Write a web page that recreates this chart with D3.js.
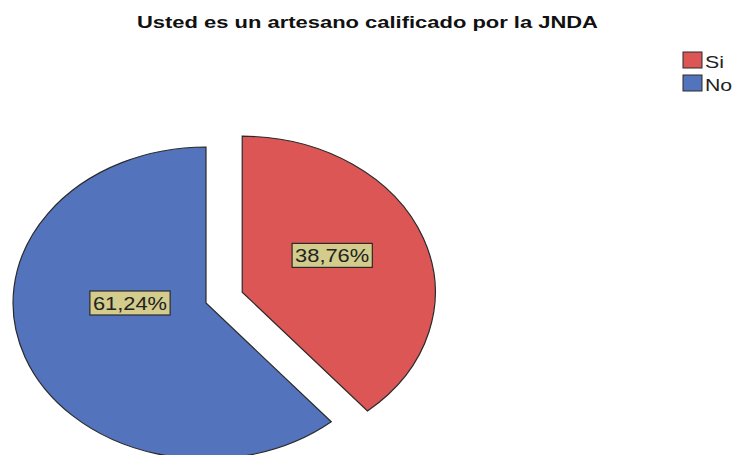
<!DOCTYPE html>
<html>
<head>
<meta charset="utf-8">
<script src="https://cdn.jsdelivr.net/npm/d3@7"></script>
<style>
  body { margin: 0; background: #fff; }
  text { font-family: "Liberation Sans", Arial, sans-serif; }
</style>
</head>
<body>
<svg id="chart-svg"></svg>
<script>
const categories = ["Si", "No"];
const percents = [38.76, 61.24];
const labels = ["38,76%", "61,24%"];
const colors = ["#dc5656", "#5473bd"];

const svgWidth = 733;
const svgHeight = 455;
const cx = 206;
const cy = 303;
const rx = 193;
const ry = 156;
const explode = [0.2, 0];
// where the value boxes sit, in unit-radius coords from each slice's apex
const labelAt = [[0.466, -0.236], [-0.394, 0]];

const svg = d3.select("#chart-svg")
  .attr("width", svgWidth)
  .attr("height", svgHeight);

// the original output is stretched sideways, so widen text to match
function stretch(sel, k) {
  sel.each(function () {
    const w = this.getComputedTextLength();
    d3.select(this)
      .attr("textLength", w * k)
      .attr("lengthAdjust", "spacingAndGlyphs");
  });
}

svg.append("text")
  .attr("x", 367.5)
  .attr("y", 28)
  .attr("text-anchor", "middle")
  .style("font-weight", "bold")
  .style("font-size", "16.5px")
  .attr("fill", "#111")
  .text("Usted es un artesano calificado por la JNDA")
  .call(stretch, 1.33);

const pie = d3.pie().sort(null).value(d => d)(percents);
const arc = d3.arc().innerRadius(0).outerRadius(1);

const slices = svg.selectAll(".slice")
  .data(pie)
  .join("g")
  .attr("class", "slice")
  .attr("transform", (d, i) => {
    const mid = (d.startAngle + d.endAngle) / 2;
    const ox = explode[i] * Math.sin(mid) * rx;
    const oy = -explode[i] * Math.cos(mid) * ry;
    return `translate(${cx + ox}, ${cy + oy})`;
  });

slices.append("path")
  .attr("transform", `scale(${rx}, ${ry})`)
  .attr("d", arc)
  .attr("fill", (d, i) => colors[i])
  .attr("stroke", "#2a2a2a")
  .attr("stroke-width", 1.2)
  .attr("vector-effect", "non-scaling-stroke");

slices.each(function (d, i) {
  const g = d3.select(this);
  const lx = labelAt[i][0] * rx;
  const ly = labelAt[i][1] * ry;
  const t = g.append("text")
    .attr("x", lx)
    .attr("y", ly + 7)
    .attr("text-anchor", "middle")
    .style("font-size", "19px")
    .attr("fill", "#222")
    .text(labels[i])
    .call(stretch, 1.15);
  const bb = t.node().getBBox();
  g.insert("rect", "text")
    .attr("x", bb.x - 3)
    .attr("y", ly - 12)
    .attr("width", bb.width + 6)
    .attr("height", 24)
    .attr("fill", "#d3cc8c")
    .attr("stroke", "#2a2a2a")
    .attr("stroke-width", 1.2);
});

const legend = svg.append("g").attr("transform", "translate(683, 52)");
const items = legend.selectAll("g")
  .data(categories)
  .join("g")
  .attr("transform", (d, i) => `translate(0, ${i * 23})`);
items.append("rect")
  .attr("width", 19)
  .attr("height", 16)
  .attr("fill", (d, i) => colors[i])
  .attr("stroke", "#2a2a2a")
  .attr("stroke-width", 1);
items.append("text")
  .attr("x", 22)
  .attr("y", 16)
  .style("font-size", "17px")
  .attr("fill", "#222")
  .text(d => d)
  .call(stretch, 1.25);
</script>
</body>
</html>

============

**TASK GOAL:** Keep every word of the data as it is when you write it out, but drop the pictures.

**ANSWER TO THIS PROBLEM:**
Write a web page that recreates this chart with D3.js.
<!DOCTYPE html>
<html>
<head>
<meta charset="utf-8">
<script src="https://cdn.jsdelivr.net/npm/d3@7"></script>
<style>
  body { margin: 0; background: #fff; }
  text { font-family: "Liberation Sans", Arial, sans-serif; }
</style>
</head>
<body>
<svg id="chart-svg"></svg>
<script>
const categories = ["Si", "No"];
const percents = [38.76, 61.24];
const labels = ["38,76%", "61,24%"];
const colors = ["#dc5656", "#5473bd"];

const svgWidth = 733;
const svgHeight = 455;
const cx = 206;
const cy = 303;
const rx = 193;
const ry = 156;
const explode = [0.2, 0];
// where the value boxes sit, in unit-radius coords from each slice's apex
const labelAt = [[0.466, -0.236], [-0.394, 0]];

const svg = d3.select("#chart-svg")
  .attr("width", svgWidth)
  .attr("height", svgHeight);

// the original output is stretched sideways, so widen text to match
function stretch(sel, k) {
  sel.each(function () {
    const w = this.getComputedTextLength();
    d3.select(this)
      .attr("textLength", w * k)
      .attr("lengthAdjust", "spacingAndGlyphs");
  });
}

svg.append("text")
  .attr("x", 367.5)
  .attr("y", 28)
  .attr("text-anchor", "middle")
  .style("font-weight", "bold")
  .style("font-size", "16.5px")
  .attr("fill", "#111")
  .text("Usted es un artesano calificado por la JNDA")
  .call(stretch, 1.33);

const pie = d3.pie().sort(null).value(d => d)(percents);
const arc = d3.arc().innerRadius(0).outerRadius(1);

const slices = svg.selectAll(".slice")
  .data(pie)
  .join("g")
  .attr("class", "slice")
  .attr("transform", (d, i) => {
    const mid = (d.startAngle + d.endAngle) / 2;
    const ox = explode[i] * Math.sin(mid) * rx;
    const oy = -explode[i] * Math.cos(mid) * ry;
    return `translate(${cx + ox}, ${cy + oy})`;
  });

slices.append("path")
  .attr("transform", `scale(${rx}, ${ry})`)
  .attr("d", arc)
  .attr("fill", (d, i) => colors[i])
  .attr("stroke", "#2a2a2a")
  .attr("stroke-width", 1.2)
  .attr("vector-effect", "non-scaling-stroke");

slices.each(function (d, i) {
  const g = d3.select(this);
  const lx = labelAt[i][0] * rx;
  const ly = labelAt[i][1] * ry;
  const t = g.append("text")
    .attr("x", lx)
    .attr("y", ly + 7)
    .attr("text-anchor", "middle")
    .style("font-size", "19px")
    .attr("fill", "#222")
    .text(labels[i])
    .call(stretch, 1.15);
  const bb = t.node().getBBox();
  g.insert("rect", "text")
    .attr("x", bb.x - 3)
    .attr("y", ly - 12)
    .attr("width", bb.width + 6)
    .attr("height", 24)
    .attr("fill", "#d3cc8c")
    .attr("stroke", "#2a2a2a")
    .attr("stroke-width", 1.2);
});

const legend = svg.append("g").attr("transform", "translate(683, 52)");
const items = legend.selectAll("g")
  .data(categories)
  .join("g")
  .attr("transform", (d, i) => `translate(0, ${i * 23})`);
items.append("rect")
  .attr("width", 19)
  .attr("height", 16)
  .attr("fill", (d, i) => colors[i])
  .attr("stroke", "#2a2a2a")
  .attr("stroke-width", 1);
items.append("text")
  .attr("x", 22)
  .attr("y", 16)
  .style("font-size", "17px")
  .attr("fill", "#222")
  .text(d => d)
  .call(stretch, 1.25);
</script>
</body>
</html>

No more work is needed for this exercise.